- [Collected data]:

* * *

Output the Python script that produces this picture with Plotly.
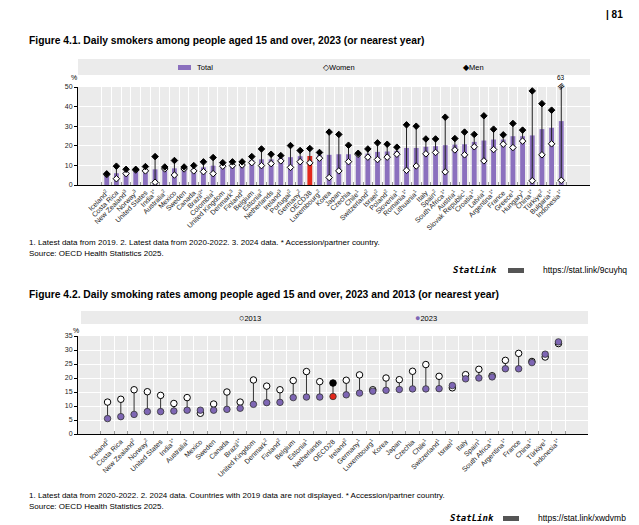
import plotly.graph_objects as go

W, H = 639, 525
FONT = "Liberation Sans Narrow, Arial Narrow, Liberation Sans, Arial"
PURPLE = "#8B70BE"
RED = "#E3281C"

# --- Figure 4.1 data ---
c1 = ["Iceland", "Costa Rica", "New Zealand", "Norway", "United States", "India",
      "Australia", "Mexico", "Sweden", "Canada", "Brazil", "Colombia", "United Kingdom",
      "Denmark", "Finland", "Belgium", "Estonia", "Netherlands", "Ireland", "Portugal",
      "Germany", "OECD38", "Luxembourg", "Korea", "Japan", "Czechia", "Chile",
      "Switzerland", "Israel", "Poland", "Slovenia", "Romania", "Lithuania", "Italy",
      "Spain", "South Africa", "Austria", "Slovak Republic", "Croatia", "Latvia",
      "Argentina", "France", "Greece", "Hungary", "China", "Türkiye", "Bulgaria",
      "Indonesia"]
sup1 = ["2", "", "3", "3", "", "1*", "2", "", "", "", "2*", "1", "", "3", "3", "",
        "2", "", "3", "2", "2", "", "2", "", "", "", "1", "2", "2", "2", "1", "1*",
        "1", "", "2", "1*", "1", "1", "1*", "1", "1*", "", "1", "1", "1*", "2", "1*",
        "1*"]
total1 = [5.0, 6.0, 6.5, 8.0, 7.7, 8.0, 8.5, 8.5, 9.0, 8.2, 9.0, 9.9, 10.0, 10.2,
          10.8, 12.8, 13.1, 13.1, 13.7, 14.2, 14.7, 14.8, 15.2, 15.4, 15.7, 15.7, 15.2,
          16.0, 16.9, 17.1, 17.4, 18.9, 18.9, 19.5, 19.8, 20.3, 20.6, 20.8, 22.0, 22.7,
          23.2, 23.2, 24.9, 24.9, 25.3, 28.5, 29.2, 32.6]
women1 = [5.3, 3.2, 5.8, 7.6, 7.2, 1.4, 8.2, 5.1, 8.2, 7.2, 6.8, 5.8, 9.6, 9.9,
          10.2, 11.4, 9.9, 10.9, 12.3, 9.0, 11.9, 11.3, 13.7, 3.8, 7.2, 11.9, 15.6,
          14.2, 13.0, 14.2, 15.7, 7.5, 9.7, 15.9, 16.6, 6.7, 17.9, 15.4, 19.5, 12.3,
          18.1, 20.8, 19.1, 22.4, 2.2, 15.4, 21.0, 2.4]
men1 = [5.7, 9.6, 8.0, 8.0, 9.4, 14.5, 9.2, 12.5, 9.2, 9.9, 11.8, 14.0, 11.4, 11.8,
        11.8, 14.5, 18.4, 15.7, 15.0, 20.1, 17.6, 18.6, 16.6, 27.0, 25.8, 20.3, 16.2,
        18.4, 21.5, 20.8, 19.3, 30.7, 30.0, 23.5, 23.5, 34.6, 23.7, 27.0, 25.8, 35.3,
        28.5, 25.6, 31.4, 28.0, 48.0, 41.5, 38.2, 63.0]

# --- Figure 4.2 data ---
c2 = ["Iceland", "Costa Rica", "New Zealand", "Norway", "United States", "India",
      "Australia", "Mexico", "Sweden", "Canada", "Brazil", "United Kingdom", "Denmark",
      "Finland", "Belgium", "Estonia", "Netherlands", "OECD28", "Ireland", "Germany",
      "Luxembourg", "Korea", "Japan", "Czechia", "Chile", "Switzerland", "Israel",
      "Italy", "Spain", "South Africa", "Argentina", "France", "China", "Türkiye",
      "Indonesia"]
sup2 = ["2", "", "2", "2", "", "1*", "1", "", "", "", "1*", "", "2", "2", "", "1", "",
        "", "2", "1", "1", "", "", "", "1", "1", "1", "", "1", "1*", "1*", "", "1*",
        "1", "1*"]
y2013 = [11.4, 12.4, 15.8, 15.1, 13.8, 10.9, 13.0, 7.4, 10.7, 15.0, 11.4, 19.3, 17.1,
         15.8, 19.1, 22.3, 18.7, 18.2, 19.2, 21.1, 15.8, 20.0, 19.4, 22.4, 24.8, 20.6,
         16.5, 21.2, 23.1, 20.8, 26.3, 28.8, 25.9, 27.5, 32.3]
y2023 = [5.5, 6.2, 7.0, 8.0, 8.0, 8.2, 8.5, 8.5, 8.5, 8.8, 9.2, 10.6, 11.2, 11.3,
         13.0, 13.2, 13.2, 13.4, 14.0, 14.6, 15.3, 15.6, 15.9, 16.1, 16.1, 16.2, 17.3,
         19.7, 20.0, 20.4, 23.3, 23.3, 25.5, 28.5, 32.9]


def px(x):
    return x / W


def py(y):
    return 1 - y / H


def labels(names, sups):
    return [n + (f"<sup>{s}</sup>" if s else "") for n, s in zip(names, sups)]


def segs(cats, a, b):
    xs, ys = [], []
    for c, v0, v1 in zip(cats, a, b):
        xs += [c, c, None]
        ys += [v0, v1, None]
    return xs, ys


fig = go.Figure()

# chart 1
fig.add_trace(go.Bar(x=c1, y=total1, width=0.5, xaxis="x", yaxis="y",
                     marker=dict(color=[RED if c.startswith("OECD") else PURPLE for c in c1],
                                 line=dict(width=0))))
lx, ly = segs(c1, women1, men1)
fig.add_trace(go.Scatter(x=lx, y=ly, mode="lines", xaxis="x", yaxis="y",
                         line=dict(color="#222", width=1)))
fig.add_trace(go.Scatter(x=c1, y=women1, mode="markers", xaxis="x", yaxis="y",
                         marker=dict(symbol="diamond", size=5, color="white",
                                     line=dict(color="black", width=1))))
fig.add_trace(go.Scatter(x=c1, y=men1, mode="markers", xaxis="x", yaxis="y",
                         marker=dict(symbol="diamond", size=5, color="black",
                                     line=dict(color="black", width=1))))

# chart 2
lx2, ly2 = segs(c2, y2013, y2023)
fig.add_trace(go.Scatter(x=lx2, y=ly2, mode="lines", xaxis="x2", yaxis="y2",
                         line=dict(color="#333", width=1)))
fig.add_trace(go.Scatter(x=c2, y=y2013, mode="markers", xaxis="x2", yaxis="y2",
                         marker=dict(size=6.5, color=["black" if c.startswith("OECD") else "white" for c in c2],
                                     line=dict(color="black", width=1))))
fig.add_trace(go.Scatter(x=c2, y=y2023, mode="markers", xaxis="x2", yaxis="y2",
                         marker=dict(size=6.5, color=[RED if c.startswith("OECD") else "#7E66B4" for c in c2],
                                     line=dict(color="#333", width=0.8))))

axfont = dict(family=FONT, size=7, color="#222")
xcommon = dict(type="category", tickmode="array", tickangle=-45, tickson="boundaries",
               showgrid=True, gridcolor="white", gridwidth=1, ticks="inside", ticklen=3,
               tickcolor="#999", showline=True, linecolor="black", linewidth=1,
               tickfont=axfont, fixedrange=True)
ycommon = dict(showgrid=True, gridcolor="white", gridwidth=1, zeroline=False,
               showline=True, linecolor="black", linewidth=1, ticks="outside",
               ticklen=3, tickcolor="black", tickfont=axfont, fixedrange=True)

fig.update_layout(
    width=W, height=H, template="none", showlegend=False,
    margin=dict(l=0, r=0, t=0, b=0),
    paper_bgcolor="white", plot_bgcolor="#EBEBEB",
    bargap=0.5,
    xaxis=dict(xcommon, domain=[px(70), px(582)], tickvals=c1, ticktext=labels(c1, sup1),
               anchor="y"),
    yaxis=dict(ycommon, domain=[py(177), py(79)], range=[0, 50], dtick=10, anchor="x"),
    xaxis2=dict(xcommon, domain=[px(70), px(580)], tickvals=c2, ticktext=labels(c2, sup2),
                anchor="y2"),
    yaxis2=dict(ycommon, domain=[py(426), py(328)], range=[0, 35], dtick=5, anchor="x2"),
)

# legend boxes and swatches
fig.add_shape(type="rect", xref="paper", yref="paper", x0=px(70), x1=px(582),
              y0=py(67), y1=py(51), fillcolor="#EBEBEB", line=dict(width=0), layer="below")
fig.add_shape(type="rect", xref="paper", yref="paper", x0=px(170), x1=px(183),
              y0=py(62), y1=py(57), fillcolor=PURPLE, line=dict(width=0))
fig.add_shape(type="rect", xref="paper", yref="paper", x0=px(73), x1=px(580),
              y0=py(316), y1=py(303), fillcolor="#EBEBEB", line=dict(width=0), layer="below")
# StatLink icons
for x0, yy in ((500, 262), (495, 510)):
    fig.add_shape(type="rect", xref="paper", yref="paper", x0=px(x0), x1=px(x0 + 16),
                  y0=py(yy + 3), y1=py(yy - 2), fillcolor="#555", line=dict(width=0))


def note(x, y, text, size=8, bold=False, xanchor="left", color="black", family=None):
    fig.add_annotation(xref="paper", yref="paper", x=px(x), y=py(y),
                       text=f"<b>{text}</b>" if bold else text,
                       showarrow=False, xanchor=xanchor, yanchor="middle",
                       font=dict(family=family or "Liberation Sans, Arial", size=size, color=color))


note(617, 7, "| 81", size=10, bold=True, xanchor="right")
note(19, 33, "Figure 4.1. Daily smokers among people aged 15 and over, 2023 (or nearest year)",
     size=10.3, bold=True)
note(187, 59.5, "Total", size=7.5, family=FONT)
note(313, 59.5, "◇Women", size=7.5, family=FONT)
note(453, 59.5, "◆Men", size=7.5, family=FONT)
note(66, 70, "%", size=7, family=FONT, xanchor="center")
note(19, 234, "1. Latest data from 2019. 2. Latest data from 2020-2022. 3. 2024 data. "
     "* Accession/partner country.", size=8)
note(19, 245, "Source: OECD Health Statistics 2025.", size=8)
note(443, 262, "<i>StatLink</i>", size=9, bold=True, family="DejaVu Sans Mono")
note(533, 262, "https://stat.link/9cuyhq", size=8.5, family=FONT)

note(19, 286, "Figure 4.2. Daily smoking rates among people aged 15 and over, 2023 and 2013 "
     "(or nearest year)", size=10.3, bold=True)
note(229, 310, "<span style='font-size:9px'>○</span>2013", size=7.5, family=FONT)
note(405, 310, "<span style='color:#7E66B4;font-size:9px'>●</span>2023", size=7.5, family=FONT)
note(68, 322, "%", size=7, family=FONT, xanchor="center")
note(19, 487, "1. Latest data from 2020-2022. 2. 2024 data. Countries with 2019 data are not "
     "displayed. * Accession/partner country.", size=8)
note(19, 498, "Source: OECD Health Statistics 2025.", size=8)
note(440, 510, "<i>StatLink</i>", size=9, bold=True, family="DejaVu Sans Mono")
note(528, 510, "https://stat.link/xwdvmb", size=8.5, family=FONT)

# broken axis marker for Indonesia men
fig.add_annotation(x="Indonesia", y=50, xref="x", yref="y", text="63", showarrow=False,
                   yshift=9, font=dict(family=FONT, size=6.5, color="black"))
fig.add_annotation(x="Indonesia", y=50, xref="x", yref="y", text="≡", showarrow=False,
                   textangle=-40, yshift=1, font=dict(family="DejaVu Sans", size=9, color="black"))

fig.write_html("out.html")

* * *

- [Task to carry out]:
Restate each line from the start of the listing through the line bearing "28.5, 25.6, 31.4, 28.0, 48.0, 41.5, 38.2, 63.0]" word for word. Drop the pictures.

- [Complete response]:
Output the Python script that produces this picture with Plotly.
import plotly.graph_objects as go

W, H = 639, 525
FONT = "Liberation Sans Narrow, Arial Narrow, Liberation Sans, Arial"
PURPLE = "#8B70BE"
RED = "#E3281C"

# --- Figure 4.1 data ---
c1 = ["Iceland", "Costa Rica", "New Zealand", "Norway", "United States", "India",
      "Australia", "Mexico", "Sweden", "Canada", "Brazil", "Colombia", "United Kingdom",
      "Denmark", "Finland", "Belgium", "Estonia", "Netherlands", "Ireland", "Portugal",
      "Germany", "OECD38", "Luxembourg", "Korea", "Japan", "Czechia", "Chile",
      "Switzerland", "Israel", "Poland", "Slovenia", "Romania", "Lithuania", "Italy",
      "Spain", "South Africa", "Austria", "Slovak Republic", "Croatia", "Latvia",
      "Argentina", "France", "Greece", "Hungary", "China", "Türkiye", "Bulgaria",
      "Indonesia"]
sup1 = ["2", "", "3", "3", "", "1*", "2", "", "", "", "2*", "1", "", "3", "3", "",
        "2", "", "3", "2", "2", "", "2", "", "", "", "1", "2", "2", "2", "1", "1*",
        "1", "", "2", "1*", "1", "1", "1*", "1", "1*", "", "1", "1", "1*", "2", "1*",
        "1*"]
total1 = [5.0, 6.0, 6.5, 8.0, 7.7, 8.0, 8.5, 8.5, 9.0, 8.2, 9.0, 9.9, 10.0, 10.2,
          10.8, 12.8, 13.1, 13.1, 13.7, 14.2, 14.7, 14.8, 15.2, 15.4, 15.7, 15.7, 15.2,
          16.0, 16.9, 17.1, 17.4, 18.9, 18.9, 19.5, 19.8, 20.3, 20.6, 20.8, 22.0, 22.7,
          23.2, 23.2, 24.9, 24.9, 25.3, 28.5, 29.2, 32.6]
women1 = [5.3, 3.2, 5.8, 7.6, 7.2, 1.4, 8.2, 5.1, 8.2, 7.2, 6.8, 5.8, 9.6, 9.9,
          10.2, 11.4, 9.9, 10.9, 12.3, 9.0, 11.9, 11.3, 13.7, 3.8, 7.2, 11.9, 15.6,
          14.2, 13.0, 14.2, 15.7, 7.5, 9.7, 15.9, 16.6, 6.7, 17.9, 15.4, 19.5, 12.3,
          18.1, 20.8, 19.1, 22.4, 2.2, 15.4, 21.0, 2.4]
men1 = [5.7, 9.6, 8.0, 8.0, 9.4, 14.5, 9.2, 12.5, 9.2, 9.9, 11.8, 14.0, 11.4, 11.8,
        11.8, 14.5, 18.4, 15.7, 15.0, 20.1, 17.6, 18.6, 16.6, 27.0, 25.8, 20.3, 16.2,
        18.4, 21.5, 20.8, 19.3, 30.7, 30.0, 23.5, 23.5, 34.6, 23.7, 27.0, 25.8, 35.3,
        28.5, 25.6, 31.4, 28.0, 48.0, 41.5, 38.2, 63.0]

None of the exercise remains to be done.